Malta stays out of EU's financial transaction tax pursuit

On Tuesday, Germany, France and nine other euro zone countries got a go-ahead to implement a tax on trading, despite the reservations of financial centres such as Malta, London and Luxembourg that are worried it could lead to a decrease in business in Europe.

Under EU rules, a minimum of nine countries can cooperate on legislation using a process called enhanced cooperation as long as a majority of the EU's 27 countries give their permission. Germany and France decided to push ahead with a smaller group after efforts to impose a tax across the whole EU and later among just the 17 euro zone states foundered.

EU finance ministers gave their approval at a meeting in Brussels, allowing Germany, France and 9 other euro zone countries, namely Italy, Spain, Austria, Portugal, Belgium, Estonia, Greece, Slovakia and Slovenia to pursue a financial transactions tax. The tax could be introduced within months. Malta is staying out because it fears the tax will harm the competitiveness of its financial services centre.

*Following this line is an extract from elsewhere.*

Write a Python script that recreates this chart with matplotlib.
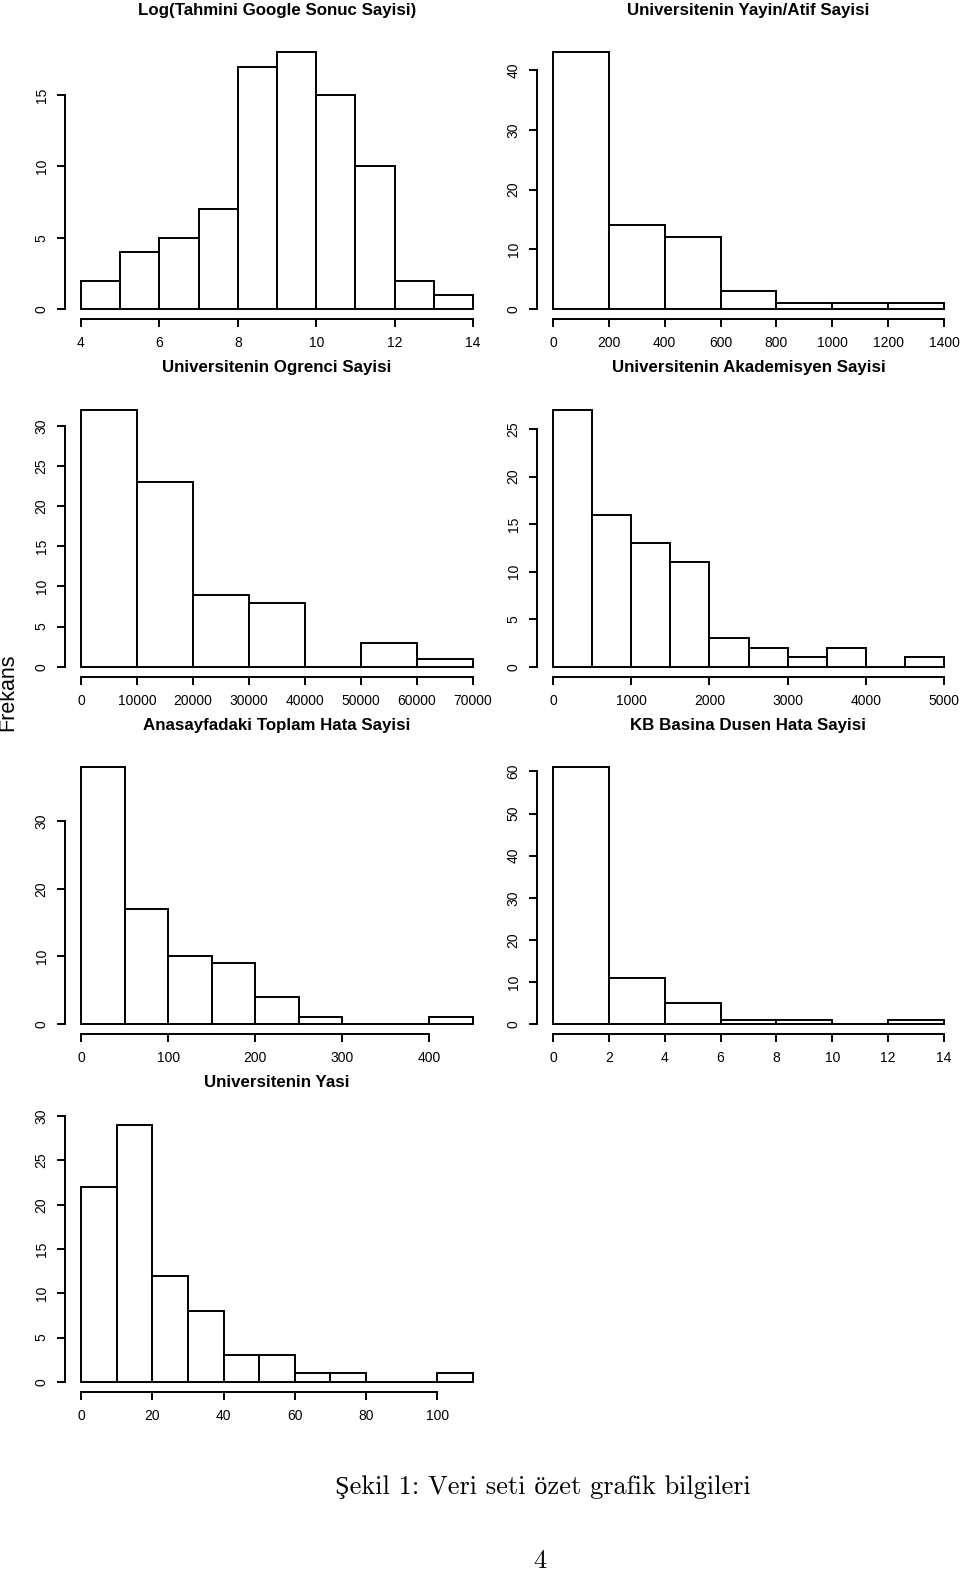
import matplotlib
matplotlib.use('Agg')
import matplotlib.pyplot as plt
import numpy as np

plt.rcParams['font.family'] = ['Liberation Sans', 'DejaVu Sans']

W, H = 960, 1576
DPI = 100

# --- data (bin edges + counts) ---
google_edges = [4, 5, 6, 7, 8, 9, 10, 11, 12, 13, 14]
google_counts = [2, 4, 5, 7, 17, 18, 15, 10, 2, 1]

atif_edges = [0, 200, 400, 600, 800, 1000, 1200, 1400]
atif_counts = [43, 14, 12, 3, 1, 1, 1]

ogrenci_edges = [0, 10000, 20000, 30000, 40000, 50000, 60000, 70000]
ogrenci_counts = [32, 23, 9, 8, 0, 3, 1]

akademisyen_edges = [0, 500, 1000, 1500, 2000, 2500, 3000, 3500, 4000, 4500, 5000]
akademisyen_counts = [27, 16, 13, 11, 3, 2, 1, 2, 0, 1]

hata_edges = [0, 50, 100, 150, 200, 250, 300, 350, 400, 450]
hata_counts = [38, 17, 10, 9, 4, 1, 0, 0, 1]

kb_edges = [0, 2, 4, 6, 8, 10, 12, 14]
kb_counts = [61, 11, 5, 1, 1, 0, 1]

yas_edges = [0, 10, 20, 30, 40, 50, 60, 70, 80, 90, 100, 110]
yas_counts = [22, 29, 12, 8, 3, 3, 1, 1, 0, 0, 1]

titles = ['Log(Tahmini Google Sonuc Sayisi)', 'Universitenin Yayin/Atif Sayisi',
          'Universitenin Ogrenci Sayisi', 'Universitenin Akademisyen Sayisi',
          'Anasayfadaki Toplam Hata Sayisi', 'KB Basina Dusen Hata Sayisi',
          'Universitenin Yasi']

xticks = [[4, 6, 8, 10, 12, 14],
          [0, 200, 400, 600, 800, 1000, 1200, 1400],
          [0, 10000, 20000, 30000, 40000, 50000, 60000, 70000],
          [0, 1000, 2000, 3000, 4000, 5000],
          [0, 100, 200, 300, 400],
          [0, 2, 4, 6, 8, 10, 12, 14],
          [0, 20, 40, 60, 80, 100]]
yticks = [[0, 5, 10, 15],
          [0, 10, 20, 30, 40],
          [0, 5, 10, 15, 20, 25, 30],
          [0, 5, 10, 15, 20, 25],
          [0, 10, 20, 30],
          [0, 10, 20, 30, 40, 50, 60],
          [0, 5, 10, 15, 20, 25, 30]]

edges = [google_edges, atif_edges, ogrenci_edges, akademisyen_edges,
         hata_edges, kb_edges, yas_edges]
counts = [google_counts, atif_counts, ogrenci_counts, akademisyen_counts,
          hata_counts, kb_counts, yas_counts]

# panel boxes in pixels (left, top)
col_x = [65.3, 537.4]
col_w = [423.4, 422.2]
row_top = [42, 399.7, 757, 1114.8]
box_h = 277.3

fig = plt.figure(figsize=(W / DPI, H / DPI), dpi=DPI)
fig.patch.set_facecolor('white')

LW = 1.4
for i in range(7):
    r, c = divmod(i, 2)
    left = col_x[c] / W
    bottom = 1 - (row_top[r] + box_h) / H
    ax = fig.add_axes([left, bottom, col_w[c] / W, box_h / H])

    e = np.array(edges[i], dtype=float)
    ax.bar(e[:-1], counts[i], width=np.diff(e), align='edge',
           facecolor='white', edgecolor='black', linewidth=LW, clip_on=False)

    # R-style 4% padding so the axes sit detached from the bars
    xr = e[-1] - e[0]
    ax.set_xlim(e[0] - 0.04 * xr, e[-1] + 0.04 * xr)
    ym = max(counts[i])
    ax.set_ylim(-0.04 * ym, 1.04 * ym)

    ax.set_xticks(xticks[i])
    ax.set_yticks(yticks[i])
    ax.set_xticklabels([str(v) for v in xticks[i]])
    ax.set_yticklabels([str(v) for v in yticks[i]])
    for s in ['top', 'right']:
        ax.spines[s].set_visible(False)
    ax.spines['left'].set_bounds(yticks[i][0], yticks[i][-1])
    ax.spines['bottom'].set_bounds(xticks[i][0], xticks[i][-1])
    for s in ['left', 'bottom']:
        ax.spines[s].set_linewidth(LW)
    ax.tick_params(length=6, width=LW, pad=6, labelsize=10, color='black')
    ax.tick_params(axis='y', labelrotation=90)
    for lab in ax.get_yticklabels():
        lab.set_verticalalignment('center')
    ax.set_facecolor('none')

    ax.annotate(titles[i], xy=(0.5, 1), xycoords='axes fraction',
                xytext=(0, 23), textcoords='offset points',
                ha='center', va='center', fontsize=12.2, fontweight='bold')

# shared y label, cut at the left edge like the original
fig.text(13 / W, 1 - 692 / H, 'Frekans', rotation=90, rotation_mode='anchor',
         ha='center', va='baseline', fontsize=15.5)

fig.text(543 / W, 1 - 1487 / H, 'Şekil 1: Veri seti özet grafik bilgileri',
         family=['cmr10', 'Liberation Serif'], fontsize=19, ha='center', va='center')
fig.text(540 / W, 1 - 1561 / H, '4',
         family=['cmr10', 'Liberation Serif'], fontsize=19, ha='center', va='center')

fig.savefig('out.png', dpi=DPI, facecolor='white')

The levy, based on an idea proposed by U.S. economist James Tobin more than 40 years ago, is symbolically important in showing that politicians are getting to grips with the banks blamed for causing the financial crisis.  

Although critics say such a tax cannot work properly unless applied world-wide or at least Europe-wide, some countries are already banking on the extra income from next year, which one EU official said could be as much as 35 billion euros annually. Sweden, which tried and abandoned its own such tax, has repeatedly cautioned that the levy would push trading elsewhere.